The leek is one of the national emblems of Wales, and it or the daffodil (in Welsh, the daffodil is known as "Peter's leek," Cenhinen Bedr) is worn on St. David's Day. According to one legend, King Cadwaladr of Gwynedd ordered his soldiers to identify themselves by wearing the vegetable on their helmets in an ancient battle against the Saxons that took place in a leek field. The Elizabethan poet Michael Drayton stated, in contrast, that the tradition was a tribute to Saint David, who ate only leeks when he was fasting.
The leek has been known to be a symbol of Wales for a long time; Shakespeare, for example, refers to the custom of wearing a leek as an “ancient tradition” in Henry V. In the play, Henry tells the Welsh officer Fluellen that he, too, is wearing a leek "for I am Welsh, you know, good countryman." The 1985 and 1990 British one pound coins bear the design of a leek in a coronet, representing Wales.
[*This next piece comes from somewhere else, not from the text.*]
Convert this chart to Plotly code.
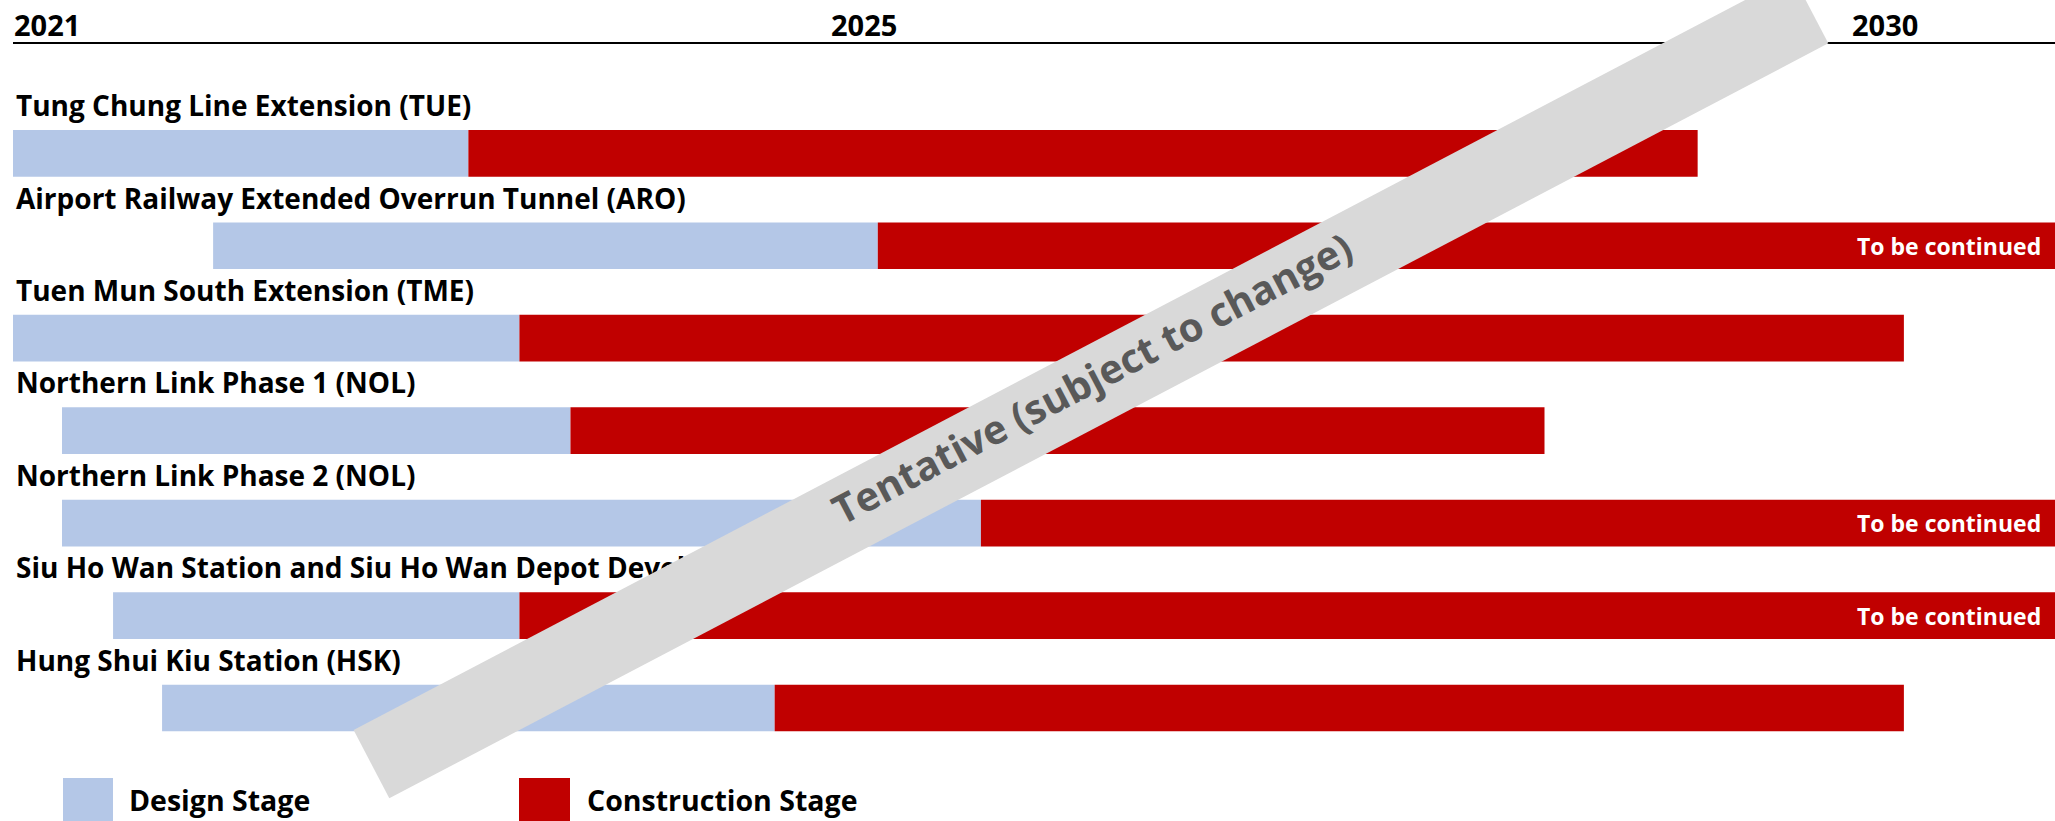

One version of the 2013 British one pound coin shows a leek with a daffodil.
Alongside the other national floral emblems of countries currently and formerly in the Commonwealth or part of the United Kingdom (including the English Tudor Rose, Scottish thistle, Irish shamrock, Canadian maple leaf, and Indian lotus), the Welsh leek appeared on the coronation gown of Elizabeth II. Norman Hartnell designed it; when Hartnell asked if he could exchange the leek for the more aesthetically pleasing Welsh daffodil, he was told no.